WANN IST FÜR GESCHÄFTSFÜHRER DER RECHTSWEG ZUM ARBEITSGERICHT ERÖFFNET?
Ob das Anstellungsverhältnis eines Geschäftsführers als Arbeitsverhältnis zu qualifizieren ist, muss jedoch von der Frage unterschieden werden, ob der Geschäftsführer vor dem Arbeitsgericht klagen kann. Letzteres regelt das Arbeitsgerichtsgesetz (ArbGG). Danach sind die Arbeitsgerichte sachlich zuständig für Rechtsstreitigkeiten zwischen Arbeitnehmern und Arbeitgebern aus dem Arbeitsverhältnis und über das Bestehen oder Nichtbestehen eines Arbeitsverhältnisses. ⁶ Um vor dem Arbeitsgericht klagen zu können, reicht es jedoch nicht, das Bestehen eines Arbeitsverhältnisses zwischen Geschäftsführer und GmbH darzulegen. Klagende Geschäftsführer müssen zusätzlich die Hürde der Sperrwirkung von § 5 Abs. 1 Satz 3 ArbGG nehmen. Nach dieser Bestimmung gelten Vertretungsorgane einer GmbH nicht als Arbeitnehmer. Diese negative Fiktion versperrte nach ständiger Rechtsprechung des BAG den Weg zum Arbeitsgericht auch dann, wenn der Geschäftsführer bei Einreichung der Klage die Organstellung gar nicht mehr innehatte und Grundlage seiner Organstellung kein Dienstvertrag, sondern ein Arbeitsvertrag war. Bei Bestandsschutzstreitigkeiten wurde vielmehr allein auf die Verhältnisse im Zeitpunkt des Zugangs der Kündigung abgestellt.⁷

ERWEITERUNG DER ZUGANGSMÖGLICHKEITEN ZUM ARBEITSGERICHT
Ab 2011 hat das BAG seine Auslegung von § 5 Abs. 1 Satz 3 ArbGG geändert. Die Sperrwirkung der negativen Fiktion ist nunmehr strikt an die Organstellung gekoppelt. der Rechtsweg zum Arbeitsgericht ist somit nur noch so lange versperrt, wie der Geschäftsführer seine Organstellung noch innehat. Damit gibt das BAG dem Geschäftsführer einen Hebel in die Hand, mit dem er die Zulässigkeit des Rechtswegs zum Arbeitsgericht selbst herbeiführen kann. Das Geschäftsführeramt endet nämlich nicht nur durch Abberufung seitens der Gesellschaft, sondern auch durch Niederlegung des Amtes durch den  Geschäftsführer selbst. Dabei kommt es nicht auf die nur deklaratorische Eintragung im Handelsregister an, sondern auf den Zugang der Erklärung der Niederlegung bei der Gesellschaft. Geschäftsführer können die Zulässigkeit des Rechtswegs sogar noch im anhängigen Gerichtsverfahren bis zur rechtskräftigen Entscheidung des angerufenen Gerichts über seine Zuständigkeit beeinflussen und durch Amtsniederlegung die Zuständigkeit des Arbeitsgerichts begründen.

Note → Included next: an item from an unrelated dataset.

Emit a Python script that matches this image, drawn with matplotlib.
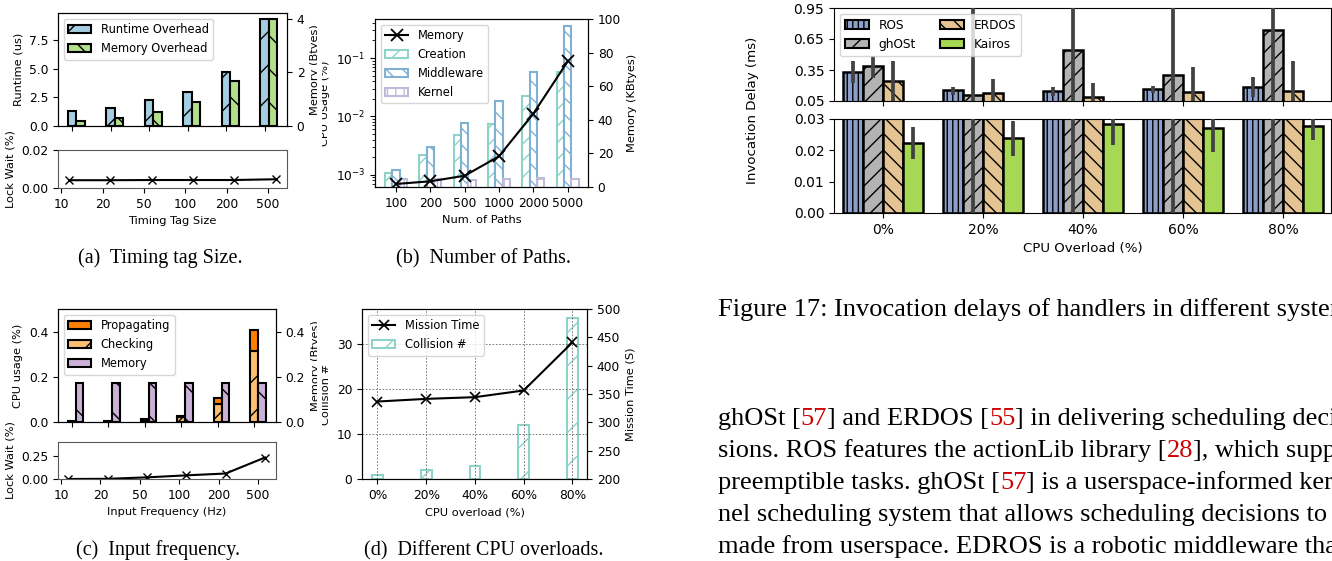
import numpy as np
import matplotlib.pyplot as plt
from matplotlib.transforms import Bbox, TransformedBbox
from matplotlib.patches import Patch

# ---- data ----
tag_sizes = ['10', '20', '50', '100', '200', '500']
runtime_us = [1.34, 1.55, 2.28, 3.0, 4.67, 9.36]
memory_bytes = [0.2, 0.29, 0.51, 0.88, 1.68, 4.0]
lockwait_tag = [0.0041, 0.0041, 0.0042, 0.0042, 0.0042, 0.0046]

paths = ['100', '200', '500', '1000', '2000', '5000']
cpu_creation = [1.07e-3, 2.2e-3, 4.85e-3, 7.4e-3, 0.022, 0.0568]
cpu_middleware = [1.22e-3, 2.98e-3, 7.69e-3, 0.0181, 0.0568, 0.358]
cpu_kernel = [8.4e-4, 8.3e-4, 8.2e-4, 8.3e-4, 8.9e-4, 8.4e-4]
memory_kb = [1.8, 3.4, 6.7, 18.3, 43.7, 74.8]

freqs = ['10', '20', '50', '100', '200', '500']
cpu_checking = [0.002, 0.002, 0.009, 0.024, 0.079, 0.315]
cpu_propagating = [0.002, 0.002, 0.005, 0.004, 0.029, 0.094]
memory_freq = [0.174, 0.174, 0.174, 0.174, 0.174, 0.174]
lockwait_freq = [0.0, 0.002, 0.018, 0.04, 0.06, 0.235]

overloads = ['0%', '20%', '40%', '60%', '80%']
collisions = [1, 2, 3, 12, 36]
mission_time = [336.7, 341.4, 344.4, 356.2, 441.0]

systems = ['ROS', 'ghOSt', 'ERDOS', 'Kairos']
ros_delay = [0.335, 0.154, 0.15, 0.17, 0.189]
ros_lo = [0.22, 0.108, 0.10, 0.124, 0.092]
ros_hi = [0.438, 0.183, 0.183, 0.20, 0.28]
ghost_delay = [0.39, 0.108, 0.548, 0.306, 0.733]
ghost_lo = [0.27, -0.3, -0.3, -0.3, -0.3]
ghost_hi = [0.49, 1.3, 1.3, 1.3, 1.3]
erdos_delay = [0.244, 0.128, 0.092, 0.134, 0.147]
erdos_lo = [0.04, 0.04, 0.04, 0.04, 0.04]
erdos_hi = [0.438, 0.264, 0.22, 0.383, 0.438]
kairos_delay = [0.0223, 0.0239, 0.0285, 0.0271, 0.0277]
kairos_lo = [0.0172, 0.0181, 0.0216, 0.0194, 0.0232]
kairos_hi = [0.0273, 0.0295, 0.031, 0.031, 0.032]

W, H = 1332, 561
plt.rcParams['font.size'] = 8.8
plt.rcParams['axes.labelsize'] = 8.2
plt.rcParams['legend.fontsize'] = 8.3
fig = plt.figure(figsize=(W / 100, H / 100), dpi=100)


def px_axes(x0, y0, x1, y1):
    return fig.add_axes([x0 / W, 1 - y1 / H, (x1 - x0) / W, (y1 - y0) / H])


def clip_x(txt, x0, x1):
    bb = TransformedBbox(Bbox.from_extents(x0 / W, 0, x1 / W, 1), fig.transFigure)
    txt.set_clip_box(bb)
    txt.set_clip_on(True)


def gray_spines(ax):
    for s in ax.spines.values():
        s.set_edgecolor('0.35')


# ---- (a) timing tag size ----
axA = px_axes(58, 13, 287, 126)
xa = np.arange(len(tag_sizes))
bw = 0.22
b1 = axA.bar(xa, runtime_us, bw, color='#a6cee3', edgecolor='black', hatch='/', lw=1.5,
             label='Runtime Overhead')
axA2 = axA.twinx()
b2 = axA2.bar(xa + bw, memory_bytes, bw, color='#b2df8a', edgecolor='black', hatch='\\', lw=1.5,
              label='Memory Overhead')
axA.set_xlim(-0.37, 5.58)
axA.set_ylim(0, 9.86)
axA2.set_ylim(0, 4.21)
axA.set_xticks(xa)
axA.tick_params(axis='x', labelbottom=False)
axA.set_yticks([0, 2.5, 5, 7.5])
axA2.set_yticks([0, 2, 4])
axA.set_ylabel('Runtime (us)')
axA2.set_ylabel('Memory (Btyes)')
clip_x(axA2.yaxis.label, 0, 317)
axA2.legend(handles=[b1, b2], loc='upper left')

axAl = px_axes(58, 150, 287, 188)
axAl.plot(xa + 0.185, lockwait_tag, color='black', marker='x', ms=6, lw=1.5)
axAl.set_xlim(-0.08, 5.46)
axAl.set_ylim(0, 0.02)
axAl.set_yticks([0, 0.02])
axAl.set_xticks(xa)
axAl.set_xticklabels(tag_sizes)
axAl.set_xlabel('Timing Tag Size')
axAl.set_ylabel('Lock Wait (%)')
gray_spines(axAl)

# ---- (b) number of paths ----
axB = px_axes(375, 19, 588, 187)
xb = np.arange(len(paths))
bw = 0.215
axB.set_yscale('log')
c1 = axB.bar(xb - bw, cpu_creation, bw, facecolor='white', edgecolor='#8dd3c7', hatch='//', lw=1.5,
             label='Creation')
c2 = axB.bar(xb, cpu_middleware, bw, facecolor='white', edgecolor='#80b1d3', hatch='\\\\', lw=1.5,
             label='Middleware')
c3 = axB.bar(xb + bw, cpu_kernel, bw, facecolor='white', edgecolor='#bebada', hatch='++', lw=1.5,
             label='Kernel')
axB.set_ylim(6.15e-4, 0.467)
axB.set_xlim(-0.61, 5.59)
axB.set_xticks(xb)
axB.set_xticklabels(paths)
axB.set_xlabel('Num. of Paths')
axB.set_ylabel('CPU Usage (%)')
clip_x(axB.yaxis.label, 322, W)
axB2 = axB.twinx()
m1, = axB2.plot(xb, memory_kb, color='black', marker='x', ms=8, mew=1.3, lw=1.5, label='Memory')
axB2.set_ylim(0, 100)
axB2.set_yticks([0, 20, 40, 60, 80, 100])
axB2.set_ylabel('Memory (KBtyes)')
axB2.legend(handles=[m1, c1, c2, c3], loc='upper left')

# ---- (c) input frequency ----
axC = px_axes(58, 309, 276, 422)
xc = np.arange(len(freqs))
bw = 0.21
d1 = axC.bar(xc, cpu_checking, bw, color='#fdbf6f', edgecolor='black', hatch='/', lw=1.5,
             label='Checking')
d2 = axC.bar(xc, cpu_propagating, bw, bottom=cpu_checking, color='#ff7f00', edgecolor='black', lw=1.5,
             label='Propagating')
axC2 = axC.twinx()
d3 = axC2.bar(xc + bw, memory_freq, bw, color='#cab2d6', edgecolor='black', hatch='\\', lw=1.5,
              label='Memory')
axC.set_xlim(-0.375, 5.594)
axC.set_ylim(0, 0.5)
axC2.set_ylim(0, 0.5)
axC.set_yticks([0, 0.2, 0.4])
axC2.set_yticks([0, 0.2, 0.4])
axC.set_xticks(xc)
axC.tick_params(axis='x', labelbottom=False)
axC.set_ylabel('CPU usage (%)')
axC2.set_ylabel('Memory (Btyes)')
clip_x(axC2.yaxis.label, 0, 317)
axC2.legend(handles=[d2, d1, d3], loc='upper left')

axCl = px_axes(58, 442, 276, 479)
axCl.plot(xc + 0.18, lockwait_freq, color='black', marker='x', ms=6, lw=1.5)
axCl.set_xlim(-0.08, 5.46)
axCl.set_ylim(0, 0.405)
axCl.set_yticks([0, 0.25])
axCl.set_xticks(xc)
axCl.set_xticklabels(freqs)
axCl.set_xlabel('Input Frequency (Hz)')
axCl.set_ylabel('Lock Wait (%)')
gray_spines(axCl)

# ---- (d) CPU overloads ----
axD = px_axes(362, 309, 587, 479)
xd = np.arange(len(overloads))
e1 = axD.bar(xd, collisions, 0.22, facecolor='white', edgecolor='#8dd3c7', hatch='/', lw=1.5,
             label='Collision #')
axD.grid(True, ls=(0, (2, 2)), lw=0.6, color='0.4')
axD.set_xlim(-0.316, 4.30)
axD.set_ylim(0, 37.9)
axD.set_yticks([0, 10, 20, 30])
axD.set_xticks(xd)
axD.set_xticklabels(overloads)
axD.set_xlabel('CPU overload (%)')
axD.set_ylabel('Collision #')
clip_x(axD.yaxis.label, 322, W)
axD2 = axD.twinx()
e2, = axD2.plot(xd, mission_time, color='black', marker='x', ms=7, mew=1.2, lw=1.5, label='Mission Time')
axD2.set_ylim(200, 500)
axD2.set_yticks(range(200, 501, 50))
axD2.set_ylabel('Mission Time (S)')
axD2.legend(handles=[e2, e1], loc='upper left')

# ---- Figure 17: broken-axis invocation delay ----
fT = px_axes(834, 8, 1331, 101)
fB = px_axes(834, 119, 1331, 213)
xf = np.arange(len(overloads))
offs = [-0.3, -0.1, 0.1, 0.3]
colors = ['#8da0cb', '#b3b3b3', '#e5c494', '#a6d854']
hatches = ['|||', '//', '\\\\', '']
means = [ros_delay, ghost_delay, erdos_delay, kairos_delay]
lows = [ros_lo, ghost_lo, erdos_lo, kairos_lo]
highs = [ros_hi, ghost_hi, erdos_hi, kairos_hi]
for ax in (fT, fB):
    for j in range(4):
        ax.bar(xf + offs[j], means[j], 0.2, color=colors[j], edgecolor='black', lw=1.8, hatch=hatches[j])
        ax.vlines(xf + offs[j], lows[j], highs[j], color='0.26', lw=2.7, zorder=3)
    ax.set_xlim(-0.49, 4.48)
    ax.set_xticks(xf)
    ax.tick_params(labelsize=10)
fT.set_ylim(0.05, 0.95)
fT.set_yticks([0.05, 0.35, 0.65, 0.95])
fT.tick_params(axis='x', labelbottom=False)
fB.set_ylim(0, 0.03)
fB.set_yticks([0, 0.01, 0.02, 0.03])
fB.set_xticklabels(overloads)
fB.set_xlabel('CPU Overload (%)', fontsize=9.6)
handles = [Patch(facecolor=colors[j], edgecolor='black', hatch=hatches[j], lw=1.5, label=systems[j])
           for j in range(4)]
fT.legend(handles=handles, ncol=2, loc='upper left', fontsize=8.7)
fig.text(752 / W, 1 - 110 / H, 'Invocation Delay (ms)', rotation=90, ha='center', va='center',
         fontsize=9.6)

# ---- paper text ----
serif = 'Liberation Serif'
red = '#cc0000'
fig.text(160 / W, 1 - 263 / H, '(a)  Timing tag Size.', ha='center', va='baseline', fontsize=14.5, family=serif)
fig.text(483 / W, 1 - 263 / H, '(b)  Number of Paths.', ha='center', va='baseline', fontsize=14.5, family=serif)
fig.text(158 / W, 1 - 555 / H, '(c)  Input frequency.', ha='center', va='baseline', fontsize=14.5, family=serif)
fig.text(484 / W, 1 - 555 / H, '(d)  Different CPU overloads.', ha='center', va='baseline', fontsize=14.5,
         family=serif)

renderer = fig.canvas.get_renderer()


def rich_line(x, y, parts, size=19):
    for s, c in parts:
        t = fig.text(x / W, 1 - y / H, s, color=c, fontsize=size, family=serif, va='baseline', ha='left')
        x += t.get_window_extent(renderer).width


rich_line(718, 316, [('Figure 17: Invocation delays of handlers in different systems.', 'black')])
rich_line(718, 425, [('ghOSt [', 'black'), ('57', red), ('] and ERDOS [', 'black'), ('55', red),
                     ('] in delivering scheduling deci-', 'black')])
rich_line(718, 457, [('sions. ROS features the actionLib library [', 'black'), ('28', red),
                     ('], which supports', 'black')])
rich_line(718, 489, [('preemptible tasks. ghOSt [', 'black'), ('57', red),
                     ('] is a userspace-informed ker-', 'black')])
rich_line(718, 521, [('nel scheduling system that allows scheduling decisions to be', 'black')])
rich_line(718, 553, [('made from userspace. EDROS is a robotic middleware that', 'black')])

fig.savefig('out.png', dpi=100)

Geschäftsführer können die Zulässigkeit des Rechtswegs sogar noch im anhängigen Gerichtsverfahren bis zur rechtskräftigen Entscheidung des angerufenen Gerichts über seine Zuständigkeit beeinflussen und durch Amtsniederlegung die Zuständigkeit des Arbeitsgerichts begründen.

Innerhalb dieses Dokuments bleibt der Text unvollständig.